__EXERCISE INSTRUCTIONS__
Without the pictures, repeat the listing character for character.

──────────────────────────────

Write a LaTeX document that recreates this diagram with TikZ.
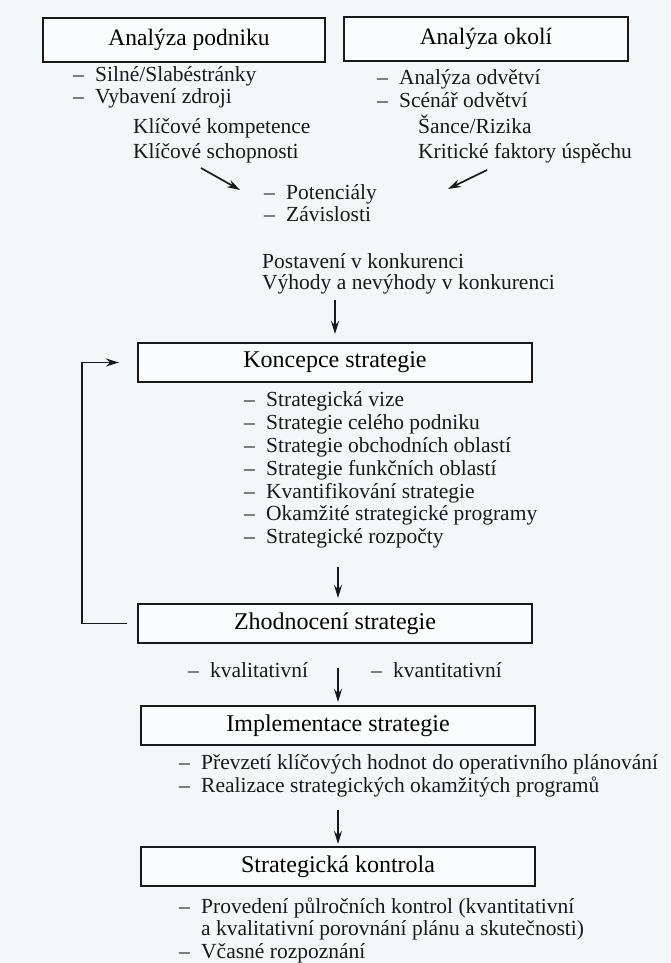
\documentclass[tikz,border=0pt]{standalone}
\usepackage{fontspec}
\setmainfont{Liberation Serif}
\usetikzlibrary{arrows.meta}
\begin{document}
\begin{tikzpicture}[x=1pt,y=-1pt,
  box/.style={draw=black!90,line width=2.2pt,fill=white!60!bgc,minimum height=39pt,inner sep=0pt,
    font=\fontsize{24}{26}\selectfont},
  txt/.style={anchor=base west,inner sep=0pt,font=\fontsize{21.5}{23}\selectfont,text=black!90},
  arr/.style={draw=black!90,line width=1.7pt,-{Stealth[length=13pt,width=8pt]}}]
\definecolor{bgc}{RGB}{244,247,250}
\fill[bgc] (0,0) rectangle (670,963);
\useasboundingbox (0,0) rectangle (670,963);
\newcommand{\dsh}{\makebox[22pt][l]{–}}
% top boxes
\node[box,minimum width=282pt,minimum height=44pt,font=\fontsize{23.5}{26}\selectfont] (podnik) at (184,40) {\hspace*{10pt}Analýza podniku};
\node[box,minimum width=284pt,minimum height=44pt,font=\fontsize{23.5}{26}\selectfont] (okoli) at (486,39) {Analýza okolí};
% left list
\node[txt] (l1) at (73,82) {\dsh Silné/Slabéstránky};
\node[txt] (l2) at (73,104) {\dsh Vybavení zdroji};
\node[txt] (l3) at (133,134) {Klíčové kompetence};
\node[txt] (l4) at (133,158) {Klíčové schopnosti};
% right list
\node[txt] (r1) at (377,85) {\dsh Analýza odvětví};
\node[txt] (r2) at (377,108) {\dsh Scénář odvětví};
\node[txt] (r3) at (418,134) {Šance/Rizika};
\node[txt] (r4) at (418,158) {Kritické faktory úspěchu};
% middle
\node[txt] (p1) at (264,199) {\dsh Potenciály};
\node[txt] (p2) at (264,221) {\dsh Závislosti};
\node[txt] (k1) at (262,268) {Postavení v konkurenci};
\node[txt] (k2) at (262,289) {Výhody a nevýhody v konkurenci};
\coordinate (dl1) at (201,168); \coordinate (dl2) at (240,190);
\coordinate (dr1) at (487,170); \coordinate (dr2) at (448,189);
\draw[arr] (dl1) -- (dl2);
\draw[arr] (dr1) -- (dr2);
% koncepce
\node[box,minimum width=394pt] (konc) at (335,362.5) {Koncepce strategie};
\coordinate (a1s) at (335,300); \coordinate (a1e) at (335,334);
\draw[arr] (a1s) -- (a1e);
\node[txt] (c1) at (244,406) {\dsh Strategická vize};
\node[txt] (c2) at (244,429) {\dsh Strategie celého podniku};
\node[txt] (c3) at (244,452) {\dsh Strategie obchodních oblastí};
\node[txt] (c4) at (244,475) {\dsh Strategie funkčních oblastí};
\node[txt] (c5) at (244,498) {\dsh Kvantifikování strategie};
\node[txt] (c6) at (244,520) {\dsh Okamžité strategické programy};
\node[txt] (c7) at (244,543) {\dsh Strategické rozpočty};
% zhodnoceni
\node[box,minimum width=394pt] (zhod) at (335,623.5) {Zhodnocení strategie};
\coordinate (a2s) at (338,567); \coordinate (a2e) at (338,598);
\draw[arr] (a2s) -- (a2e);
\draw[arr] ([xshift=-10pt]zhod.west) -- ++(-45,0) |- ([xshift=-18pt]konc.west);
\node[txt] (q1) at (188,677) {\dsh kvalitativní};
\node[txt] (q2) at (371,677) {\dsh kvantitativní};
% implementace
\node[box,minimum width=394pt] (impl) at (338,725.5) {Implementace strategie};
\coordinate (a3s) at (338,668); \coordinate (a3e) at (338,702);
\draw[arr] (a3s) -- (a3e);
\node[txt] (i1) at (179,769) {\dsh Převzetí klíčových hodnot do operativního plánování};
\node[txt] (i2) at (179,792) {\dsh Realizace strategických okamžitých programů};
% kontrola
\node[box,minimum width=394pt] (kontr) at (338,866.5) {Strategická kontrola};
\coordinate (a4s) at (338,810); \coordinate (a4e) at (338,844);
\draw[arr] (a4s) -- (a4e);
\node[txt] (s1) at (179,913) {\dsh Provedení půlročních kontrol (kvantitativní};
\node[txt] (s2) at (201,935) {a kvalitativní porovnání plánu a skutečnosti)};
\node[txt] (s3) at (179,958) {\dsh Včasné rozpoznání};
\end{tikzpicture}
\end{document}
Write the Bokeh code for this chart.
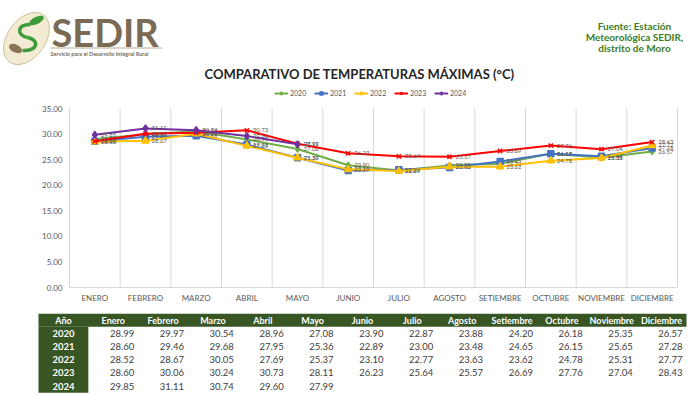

──────────────────────────────

__EXERCISE SOLUTION__
Write a LaTeX document that recreates this diagram with TikZ.
\documentclass[tikz,border=0pt]{standalone}
\usepackage{fontspec}
\setmainfont{Liberation Serif}
\usetikzlibrary{arrows.meta}
\begin{document}
\begin{tikzpicture}[x=1pt,y=-1pt,
  box/.style={draw=black!90,line width=2.2pt,fill=white!60!bgc,minimum height=39pt,inner sep=0pt,
    font=\fontsize{24}{26}\selectfont},
  txt/.style={anchor=base west,inner sep=0pt,font=\fontsize{21.5}{23}\selectfont,text=black!90},
  arr/.style={draw=black!90,line width=1.7pt,-{Stealth[length=13pt,width=8pt]}}]
\definecolor{bgc}{RGB}{244,247,250}
\fill[bgc] (0,0) rectangle (670,963);
\useasboundingbox (0,0) rectangle (670,963);
\newcommand{\dsh}{\makebox[22pt][l]{–}}
% top boxes
\node[box,minimum width=282pt,minimum height=44pt,font=\fontsize{23.5}{26}\selectfont] (podnik) at (184,40) {\hspace*{10pt}Analýza podniku};
\node[box,minimum width=284pt,minimum height=44pt,font=\fontsize{23.5}{26}\selectfont] (okoli) at (486,39) {Analýza okolí};
% left list
\node[txt] (l1) at (73,82) {\dsh Silné/Slabéstránky};
\node[txt] (l2) at (73,104) {\dsh Vybavení zdroji};
\node[txt] (l3) at (133,134) {Klíčové kompetence};
\node[txt] (l4) at (133,158) {Klíčové schopnosti};
% right list
\node[txt] (r1) at (377,85) {\dsh Analýza odvětví};
\node[txt] (r2) at (377,108) {\dsh Scénář odvětví};
\node[txt] (r3) at (418,134) {Šance/Rizika};
\node[txt] (r4) at (418,158) {Kritické faktory úspěchu};
% middle
\node[txt] (p1) at (264,199) {\dsh Potenciály};
\node[txt] (p2) at (264,221) {\dsh Závislosti};
\node[txt] (k1) at (262,268) {Postavení v konkurenci};
\node[txt] (k2) at (262,289) {Výhody a nevýhody v konkurenci};
\coordinate (dl1) at (201,168); \coordinate (dl2) at (240,190);
\coordinate (dr1) at (487,170); \coordinate (dr2) at (448,189);
\draw[arr] (dl1) -- (dl2);
\draw[arr] (dr1) -- (dr2);
% koncepce
\node[box,minimum width=394pt] (konc) at (335,362.5) {Koncepce strategie};
\coordinate (a1s) at (335,300); \coordinate (a1e) at (335,334);
\draw[arr] (a1s) -- (a1e);
\node[txt] (c1) at (244,406) {\dsh Strategická vize};
\node[txt] (c2) at (244,429) {\dsh Strategie celého podniku};
\node[txt] (c3) at (244,452) {\dsh Strategie obchodních oblastí};
\node[txt] (c4) at (244,475) {\dsh Strategie funkčních oblastí};
\node[txt] (c5) at (244,498) {\dsh Kvantifikování strategie};
\node[txt] (c6) at (244,520) {\dsh Okamžité strategické programy};
\node[txt] (c7) at (244,543) {\dsh Strategické rozpočty};
% zhodnoceni
\node[box,minimum width=394pt] (zhod) at (335,623.5) {Zhodnocení strategie};
\coordinate (a2s) at (338,567); \coordinate (a2e) at (338,598);
\draw[arr] (a2s) -- (a2e);
\draw[arr] ([xshift=-10pt]zhod.west) -- ++(-45,0) |- ([xshift=-18pt]konc.west);
\node[txt] (q1) at (188,677) {\dsh kvalitativní};
\node[txt] (q2) at (371,677) {\dsh kvantitativní};
% implementace
\node[box,minimum width=394pt] (impl) at (338,725.5) {Implementace strategie};
\coordinate (a3s) at (338,668); \coordinate (a3e) at (338,702);
\draw[arr] (a3s) -- (a3e);
\node[txt] (i1) at (179,769) {\dsh Převzetí klíčových hodnot do operativního plánování};
\node[txt] (i2) at (179,792) {\dsh Realizace strategických okamžitých programů};
% kontrola
\node[box,minimum width=394pt] (kontr) at (338,866.5) {Strategická kontrola};
\coordinate (a4s) at (338,810); \coordinate (a4e) at (338,844);
\draw[arr] (a4s) -- (a4e);
\node[txt] (s1) at (179,913) {\dsh Provedení půlročních kontrol (kvantitativní};
\node[txt] (s2) at (201,935) {a kvalitativní porovnání plánu a skutečnosti)};
\node[txt] (s3) at (179,958) {\dsh Včasné rozpoznání};
\end{tikzpicture}
\end{document}
Write the Bokeh code for this chart.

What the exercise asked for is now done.